» TASK INSTRUCTIONS:
Your task is to print all of the data word for word.
※
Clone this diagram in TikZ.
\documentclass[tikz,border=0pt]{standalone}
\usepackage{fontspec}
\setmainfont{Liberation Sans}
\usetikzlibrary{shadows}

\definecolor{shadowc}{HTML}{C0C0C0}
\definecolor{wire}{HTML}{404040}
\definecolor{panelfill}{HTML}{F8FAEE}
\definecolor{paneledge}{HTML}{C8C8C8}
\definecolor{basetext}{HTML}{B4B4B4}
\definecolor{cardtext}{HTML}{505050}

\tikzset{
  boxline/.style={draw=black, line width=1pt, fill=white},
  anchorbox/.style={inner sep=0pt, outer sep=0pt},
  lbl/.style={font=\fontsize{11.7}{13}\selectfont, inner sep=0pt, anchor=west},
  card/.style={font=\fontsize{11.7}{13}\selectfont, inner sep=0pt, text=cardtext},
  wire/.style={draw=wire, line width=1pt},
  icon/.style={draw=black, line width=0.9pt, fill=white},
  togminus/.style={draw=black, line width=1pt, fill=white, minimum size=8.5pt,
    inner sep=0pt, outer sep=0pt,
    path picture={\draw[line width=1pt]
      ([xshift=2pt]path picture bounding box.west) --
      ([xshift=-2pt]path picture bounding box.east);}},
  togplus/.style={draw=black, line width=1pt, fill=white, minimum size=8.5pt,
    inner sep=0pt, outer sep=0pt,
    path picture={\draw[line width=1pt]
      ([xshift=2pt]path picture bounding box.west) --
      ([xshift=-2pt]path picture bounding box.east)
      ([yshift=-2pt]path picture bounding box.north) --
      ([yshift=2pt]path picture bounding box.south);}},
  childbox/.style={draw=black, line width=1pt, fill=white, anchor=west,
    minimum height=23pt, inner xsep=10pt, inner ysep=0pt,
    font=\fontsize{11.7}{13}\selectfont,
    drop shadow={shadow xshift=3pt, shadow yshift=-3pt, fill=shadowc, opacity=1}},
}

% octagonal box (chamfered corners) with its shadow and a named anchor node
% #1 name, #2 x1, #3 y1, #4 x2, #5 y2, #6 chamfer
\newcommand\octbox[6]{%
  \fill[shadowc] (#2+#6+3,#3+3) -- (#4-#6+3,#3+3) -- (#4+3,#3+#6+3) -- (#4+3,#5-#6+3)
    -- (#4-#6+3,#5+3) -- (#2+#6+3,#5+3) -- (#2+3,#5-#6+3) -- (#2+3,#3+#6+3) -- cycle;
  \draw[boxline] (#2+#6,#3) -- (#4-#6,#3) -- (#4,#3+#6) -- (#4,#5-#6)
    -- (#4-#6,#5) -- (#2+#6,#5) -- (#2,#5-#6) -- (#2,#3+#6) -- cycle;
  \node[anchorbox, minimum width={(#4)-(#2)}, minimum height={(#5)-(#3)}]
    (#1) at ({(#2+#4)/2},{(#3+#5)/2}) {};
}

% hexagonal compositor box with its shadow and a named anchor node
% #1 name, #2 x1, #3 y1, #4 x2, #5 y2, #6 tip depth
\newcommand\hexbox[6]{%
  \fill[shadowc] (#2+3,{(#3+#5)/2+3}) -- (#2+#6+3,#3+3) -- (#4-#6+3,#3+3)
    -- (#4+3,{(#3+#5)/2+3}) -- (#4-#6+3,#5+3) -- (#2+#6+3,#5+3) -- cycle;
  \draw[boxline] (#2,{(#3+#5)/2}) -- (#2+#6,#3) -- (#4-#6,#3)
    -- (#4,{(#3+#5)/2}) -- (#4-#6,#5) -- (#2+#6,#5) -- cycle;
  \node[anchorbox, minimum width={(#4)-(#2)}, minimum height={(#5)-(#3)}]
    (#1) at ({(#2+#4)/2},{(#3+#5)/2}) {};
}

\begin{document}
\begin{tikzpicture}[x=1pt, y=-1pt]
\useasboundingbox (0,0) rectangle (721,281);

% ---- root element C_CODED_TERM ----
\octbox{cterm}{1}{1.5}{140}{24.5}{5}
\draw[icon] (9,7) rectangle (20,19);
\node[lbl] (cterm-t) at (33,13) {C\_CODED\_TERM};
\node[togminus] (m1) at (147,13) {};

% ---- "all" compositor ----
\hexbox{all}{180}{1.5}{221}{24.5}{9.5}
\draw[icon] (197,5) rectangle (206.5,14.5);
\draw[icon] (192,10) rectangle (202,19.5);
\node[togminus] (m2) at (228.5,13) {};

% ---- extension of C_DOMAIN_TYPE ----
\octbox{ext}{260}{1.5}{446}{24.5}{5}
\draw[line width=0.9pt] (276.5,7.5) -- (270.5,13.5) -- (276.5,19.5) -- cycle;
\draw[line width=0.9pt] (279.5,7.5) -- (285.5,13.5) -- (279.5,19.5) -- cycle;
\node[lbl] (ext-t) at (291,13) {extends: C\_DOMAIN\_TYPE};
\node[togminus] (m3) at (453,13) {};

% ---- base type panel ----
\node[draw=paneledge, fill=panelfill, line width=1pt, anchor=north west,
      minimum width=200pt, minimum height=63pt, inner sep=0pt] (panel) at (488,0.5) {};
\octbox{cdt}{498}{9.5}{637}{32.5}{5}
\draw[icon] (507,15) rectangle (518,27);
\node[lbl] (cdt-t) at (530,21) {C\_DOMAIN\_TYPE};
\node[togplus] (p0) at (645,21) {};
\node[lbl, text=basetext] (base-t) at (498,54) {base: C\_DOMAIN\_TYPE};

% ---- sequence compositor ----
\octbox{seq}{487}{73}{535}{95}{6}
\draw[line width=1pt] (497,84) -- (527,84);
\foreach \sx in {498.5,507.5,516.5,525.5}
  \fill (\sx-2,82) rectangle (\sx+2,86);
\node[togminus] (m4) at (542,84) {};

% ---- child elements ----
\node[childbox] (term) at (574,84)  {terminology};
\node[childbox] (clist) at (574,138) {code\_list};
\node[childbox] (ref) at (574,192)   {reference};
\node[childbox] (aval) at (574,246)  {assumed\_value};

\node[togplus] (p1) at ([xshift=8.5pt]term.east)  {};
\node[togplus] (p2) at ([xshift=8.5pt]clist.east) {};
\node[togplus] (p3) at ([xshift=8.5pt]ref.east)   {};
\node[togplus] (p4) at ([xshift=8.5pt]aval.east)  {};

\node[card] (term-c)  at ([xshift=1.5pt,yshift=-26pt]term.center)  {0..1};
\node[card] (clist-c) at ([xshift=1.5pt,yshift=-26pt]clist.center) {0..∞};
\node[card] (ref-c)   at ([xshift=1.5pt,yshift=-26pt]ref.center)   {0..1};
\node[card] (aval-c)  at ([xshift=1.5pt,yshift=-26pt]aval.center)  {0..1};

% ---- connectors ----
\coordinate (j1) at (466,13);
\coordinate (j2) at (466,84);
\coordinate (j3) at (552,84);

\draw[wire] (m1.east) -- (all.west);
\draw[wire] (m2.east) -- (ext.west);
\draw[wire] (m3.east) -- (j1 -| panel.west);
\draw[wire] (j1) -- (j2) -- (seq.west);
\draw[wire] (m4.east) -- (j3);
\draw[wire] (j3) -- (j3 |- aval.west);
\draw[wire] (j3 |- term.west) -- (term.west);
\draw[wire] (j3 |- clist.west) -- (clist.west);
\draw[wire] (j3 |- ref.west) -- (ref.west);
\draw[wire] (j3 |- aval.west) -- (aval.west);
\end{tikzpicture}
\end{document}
※
» RESULT FOR THIS EXERCISE:
Clone this diagram in TikZ.
\documentclass[tikz,border=0pt]{standalone}
\usepackage{fontspec}
\setmainfont{Liberation Sans}
\usetikzlibrary{shadows}

\definecolor{shadowc}{HTML}{C0C0C0}
\definecolor{wire}{HTML}{404040}
\definecolor{panelfill}{HTML}{F8FAEE}
\definecolor{paneledge}{HTML}{C8C8C8}
\definecolor{basetext}{HTML}{B4B4B4}
\definecolor{cardtext}{HTML}{505050}

\tikzset{
  boxline/.style={draw=black, line width=1pt, fill=white},
  anchorbox/.style={inner sep=0pt, outer sep=0pt},
  lbl/.style={font=\fontsize{11.7}{13}\selectfont, inner sep=0pt, anchor=west},
  card/.style={font=\fontsize{11.7}{13}\selectfont, inner sep=0pt, text=cardtext},
  wire/.style={draw=wire, line width=1pt},
  icon/.style={draw=black, line width=0.9pt, fill=white},
  togminus/.style={draw=black, line width=1pt, fill=white, minimum size=8.5pt,
    inner sep=0pt, outer sep=0pt,
    path picture={\draw[line width=1pt]
      ([xshift=2pt]path picture bounding box.west) --
      ([xshift=-2pt]path picture bounding box.east);}},
  togplus/.style={draw=black, line width=1pt, fill=white, minimum size=8.5pt,
    inner sep=0pt, outer sep=0pt,
    path picture={\draw[line width=1pt]
      ([xshift=2pt]path picture bounding box.west) --
      ([xshift=-2pt]path picture bounding box.east)
      ([yshift=-2pt]path picture bounding box.north) --
      ([yshift=2pt]path picture bounding box.south);}},
  childbox/.style={draw=black, line width=1pt, fill=white, anchor=west,
    minimum height=23pt, inner xsep=10pt, inner ysep=0pt,
    font=\fontsize{11.7}{13}\selectfont,
    drop shadow={shadow xshift=3pt, shadow yshift=-3pt, fill=shadowc, opacity=1}},
}

% octagonal box (chamfered corners) with its shadow and a named anchor node
% #1 name, #2 x1, #3 y1, #4 x2, #5 y2, #6 chamfer
\newcommand\octbox[6]{%
  \fill[shadowc] (#2+#6+3,#3+3) -- (#4-#6+3,#3+3) -- (#4+3,#3+#6+3) -- (#4+3,#5-#6+3)
    -- (#4-#6+3,#5+3) -- (#2+#6+3,#5+3) -- (#2+3,#5-#6+3) -- (#2+3,#3+#6+3) -- cycle;
  \draw[boxline] (#2+#6,#3) -- (#4-#6,#3) -- (#4,#3+#6) -- (#4,#5-#6)
    -- (#4-#6,#5) -- (#2+#6,#5) -- (#2,#5-#6) -- (#2,#3+#6) -- cycle;
  \node[anchorbox, minimum width={(#4)-(#2)}, minimum height={(#5)-(#3)}]
    (#1) at ({(#2+#4)/2},{(#3+#5)/2}) {};
}

% hexagonal compositor box with its shadow and a named anchor node
% #1 name, #2 x1, #3 y1, #4 x2, #5 y2, #6 tip depth
\newcommand\hexbox[6]{%
  \fill[shadowc] (#2+3,{(#3+#5)/2+3}) -- (#2+#6+3,#3+3) -- (#4-#6+3,#3+3)
    -- (#4+3,{(#3+#5)/2+3}) -- (#4-#6+3,#5+3) -- (#2+#6+3,#5+3) -- cycle;
  \draw[boxline] (#2,{(#3+#5)/2}) -- (#2+#6,#3) -- (#4-#6,#3)
    -- (#4,{(#3+#5)/2}) -- (#4-#6,#5) -- (#2+#6,#5) -- cycle;
  \node[anchorbox, minimum width={(#4)-(#2)}, minimum height={(#5)-(#3)}]
    (#1) at ({(#2+#4)/2},{(#3+#5)/2}) {};
}

\begin{document}
\begin{tikzpicture}[x=1pt, y=-1pt]
\useasboundingbox (0,0) rectangle (721,281);

% ---- root element C_CODED_TERM ----
\octbox{cterm}{1}{1.5}{140}{24.5}{5}
\draw[icon] (9,7) rectangle (20,19);
\node[lbl] (cterm-t) at (33,13) {C\_CODED\_TERM};
\node[togminus] (m1) at (147,13) {};

% ---- "all" compositor ----
\hexbox{all}{180}{1.5}{221}{24.5}{9.5}
\draw[icon] (197,5) rectangle (206.5,14.5);
\draw[icon] (192,10) rectangle (202,19.5);
\node[togminus] (m2) at (228.5,13) {};

% ---- extension of C_DOMAIN_TYPE ----
\octbox{ext}{260}{1.5}{446}{24.5}{5}
\draw[line width=0.9pt] (276.5,7.5) -- (270.5,13.5) -- (276.5,19.5) -- cycle;
\draw[line width=0.9pt] (279.5,7.5) -- (285.5,13.5) -- (279.5,19.5) -- cycle;
\node[lbl] (ext-t) at (291,13) {extends: C\_DOMAIN\_TYPE};
\node[togminus] (m3) at (453,13) {};

% ---- base type panel ----
\node[draw=paneledge, fill=panelfill, line width=1pt, anchor=north west,
      minimum width=200pt, minimum height=63pt, inner sep=0pt] (panel) at (488,0.5) {};
\octbox{cdt}{498}{9.5}{637}{32.5}{5}
\draw[icon] (507,15) rectangle (518,27);
\node[lbl] (cdt-t) at (530,21) {C\_DOMAIN\_TYPE};
\node[togplus] (p0) at (645,21) {};
\node[lbl, text=basetext] (base-t) at (498,54) {base: C\_DOMAIN\_TYPE};

% ---- sequence compositor ----
\octbox{seq}{487}{73}{535}{95}{6}
\draw[line width=1pt] (497,84) -- (527,84);
\foreach \sx in {498.5,507.5,516.5,525.5}
  \fill (\sx-2,82) rectangle (\sx+2,86);
\node[togminus] (m4) at (542,84) {};

% ---- child elements ----
\node[childbox] (term) at (574,84)  {terminology};
\node[childbox] (clist) at (574,138) {code\_list};
\node[childbox] (ref) at (574,192)   {reference};
\node[childbox] (aval) at (574,246)  {assumed\_value};

\node[togplus] (p1) at ([xshift=8.5pt]term.east)  {};
\node[togplus] (p2) at ([xshift=8.5pt]clist.east) {};
\node[togplus] (p3) at ([xshift=8.5pt]ref.east)   {};
\node[togplus] (p4) at ([xshift=8.5pt]aval.east)  {};

\node[card] (term-c)  at ([xshift=1.5pt,yshift=-26pt]term.center)  {0..1};
\node[card] (clist-c) at ([xshift=1.5pt,yshift=-26pt]clist.center) {0..∞};
\node[card] (ref-c)   at ([xshift=1.5pt,yshift=-26pt]ref.center)   {0..1};
\node[card] (aval-c)  at ([xshift=1.5pt,yshift=-26pt]aval.center)  {0..1};

% ---- connectors ----
\coordinate (j1) at (466,13);
\coordinate (j2) at (466,84);
\coordinate (j3) at (552,84);

\draw[wire] (m1.east) -- (all.west);
\draw[wire] (m2.east) -- (ext.west);
\draw[wire] (m3.east) -- (j1 -| panel.west);
\draw[wire] (j1) -- (j2) -- (seq.west);
\draw[wire] (m4.east) -- (j3);
\draw[wire] (j3) -- (j3 |- aval.west);
\draw[wire] (j3 |- term.west) -- (term.west);
\draw[wire] (j3 |- clist.west) -- (clist.west);
\draw[wire] (j3 |- ref.west) -- (ref.west);
\draw[wire] (j3 |- aval.west) -- (aval.west);
\end{tikzpicture}
\end{document}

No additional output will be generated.